Problem requirements — Only the lines from the start of the data through the line containing "import * as" should be written out, exactly as they are, with both ends included and the pictures left out.

[Begin Data block]

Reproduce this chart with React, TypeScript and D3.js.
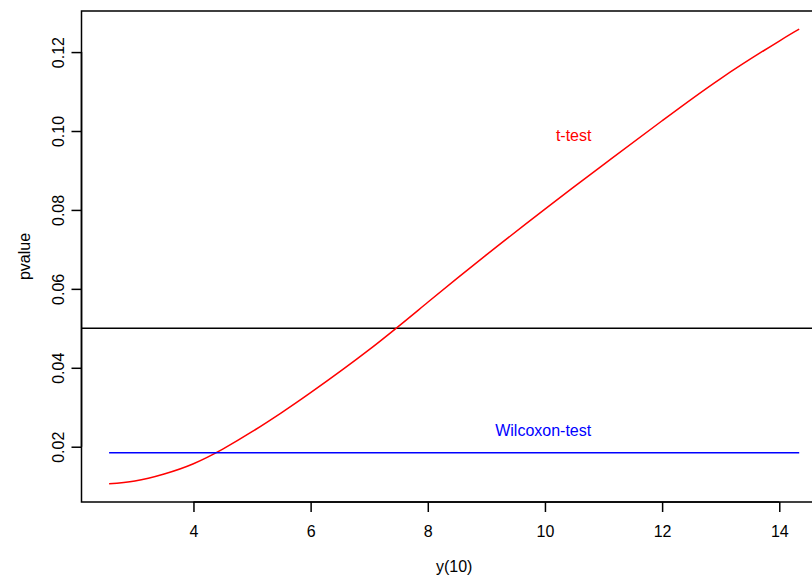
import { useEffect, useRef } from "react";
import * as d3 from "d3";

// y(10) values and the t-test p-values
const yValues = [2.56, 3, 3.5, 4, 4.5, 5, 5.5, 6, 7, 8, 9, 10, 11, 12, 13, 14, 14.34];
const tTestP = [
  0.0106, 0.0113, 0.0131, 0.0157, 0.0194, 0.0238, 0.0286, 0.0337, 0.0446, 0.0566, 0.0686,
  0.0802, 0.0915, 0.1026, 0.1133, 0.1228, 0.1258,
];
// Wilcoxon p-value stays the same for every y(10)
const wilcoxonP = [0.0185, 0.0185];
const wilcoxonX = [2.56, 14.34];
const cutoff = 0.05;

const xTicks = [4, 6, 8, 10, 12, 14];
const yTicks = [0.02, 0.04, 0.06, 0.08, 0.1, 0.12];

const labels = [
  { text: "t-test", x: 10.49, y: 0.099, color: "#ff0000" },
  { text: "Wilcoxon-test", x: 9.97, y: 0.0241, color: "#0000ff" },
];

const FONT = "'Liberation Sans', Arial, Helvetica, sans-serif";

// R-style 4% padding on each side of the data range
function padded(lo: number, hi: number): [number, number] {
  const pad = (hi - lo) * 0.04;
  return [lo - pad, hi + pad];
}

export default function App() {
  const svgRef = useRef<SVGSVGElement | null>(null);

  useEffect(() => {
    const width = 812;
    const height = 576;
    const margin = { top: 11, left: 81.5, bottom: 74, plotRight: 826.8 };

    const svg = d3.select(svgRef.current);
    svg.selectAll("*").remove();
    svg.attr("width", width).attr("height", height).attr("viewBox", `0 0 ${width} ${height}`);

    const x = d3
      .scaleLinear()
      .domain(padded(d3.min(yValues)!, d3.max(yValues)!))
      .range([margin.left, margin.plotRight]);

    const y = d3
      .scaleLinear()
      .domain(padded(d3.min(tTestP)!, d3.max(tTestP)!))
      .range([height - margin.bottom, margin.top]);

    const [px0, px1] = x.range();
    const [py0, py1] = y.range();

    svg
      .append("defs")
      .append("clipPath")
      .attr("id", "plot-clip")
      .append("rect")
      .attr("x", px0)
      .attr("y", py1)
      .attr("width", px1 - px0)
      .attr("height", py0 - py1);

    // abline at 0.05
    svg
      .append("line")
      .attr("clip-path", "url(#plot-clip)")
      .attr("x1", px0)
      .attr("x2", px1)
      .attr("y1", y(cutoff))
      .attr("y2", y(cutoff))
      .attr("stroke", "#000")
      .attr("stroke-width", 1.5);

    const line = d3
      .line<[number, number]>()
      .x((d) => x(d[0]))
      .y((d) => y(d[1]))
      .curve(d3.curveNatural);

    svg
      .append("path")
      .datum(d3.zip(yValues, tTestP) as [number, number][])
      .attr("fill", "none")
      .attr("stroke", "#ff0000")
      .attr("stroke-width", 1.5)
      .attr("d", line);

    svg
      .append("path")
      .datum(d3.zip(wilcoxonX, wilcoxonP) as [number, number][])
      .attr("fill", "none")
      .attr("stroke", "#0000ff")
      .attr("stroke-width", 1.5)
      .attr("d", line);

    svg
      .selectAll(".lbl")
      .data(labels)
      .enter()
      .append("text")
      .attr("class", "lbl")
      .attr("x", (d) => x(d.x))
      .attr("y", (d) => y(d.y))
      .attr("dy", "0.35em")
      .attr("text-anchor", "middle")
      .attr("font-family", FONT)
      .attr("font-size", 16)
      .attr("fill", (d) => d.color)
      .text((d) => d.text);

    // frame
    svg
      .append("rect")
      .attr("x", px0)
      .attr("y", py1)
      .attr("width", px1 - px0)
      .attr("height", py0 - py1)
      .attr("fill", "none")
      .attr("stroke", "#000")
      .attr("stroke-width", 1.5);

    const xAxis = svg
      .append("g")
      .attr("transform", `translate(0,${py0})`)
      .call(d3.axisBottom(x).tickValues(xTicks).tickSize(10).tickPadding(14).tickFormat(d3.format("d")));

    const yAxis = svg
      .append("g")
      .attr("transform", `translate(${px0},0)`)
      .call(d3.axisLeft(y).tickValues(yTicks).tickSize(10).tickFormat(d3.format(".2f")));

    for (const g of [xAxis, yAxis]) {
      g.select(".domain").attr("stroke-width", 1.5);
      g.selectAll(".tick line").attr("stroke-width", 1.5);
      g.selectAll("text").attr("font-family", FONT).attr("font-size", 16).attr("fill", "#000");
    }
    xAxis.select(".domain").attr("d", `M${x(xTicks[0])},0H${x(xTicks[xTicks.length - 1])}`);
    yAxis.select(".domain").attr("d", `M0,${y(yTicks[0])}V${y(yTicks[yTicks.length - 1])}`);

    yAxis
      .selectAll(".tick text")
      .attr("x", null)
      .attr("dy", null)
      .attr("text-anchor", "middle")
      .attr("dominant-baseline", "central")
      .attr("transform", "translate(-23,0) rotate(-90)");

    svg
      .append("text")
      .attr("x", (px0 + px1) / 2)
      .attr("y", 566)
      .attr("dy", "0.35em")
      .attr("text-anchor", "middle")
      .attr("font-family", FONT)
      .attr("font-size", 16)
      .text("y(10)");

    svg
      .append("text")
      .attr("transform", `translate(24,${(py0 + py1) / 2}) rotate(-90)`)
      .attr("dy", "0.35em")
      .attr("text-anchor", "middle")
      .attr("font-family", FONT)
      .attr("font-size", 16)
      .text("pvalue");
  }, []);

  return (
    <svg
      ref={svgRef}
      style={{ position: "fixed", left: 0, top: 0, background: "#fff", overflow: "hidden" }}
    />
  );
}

[End Data block]

Reply to the exercise —
Reproduce this chart with React, TypeScript and D3.js.
import { useEffect, useRef } from "react";
import * as d3 from "d3";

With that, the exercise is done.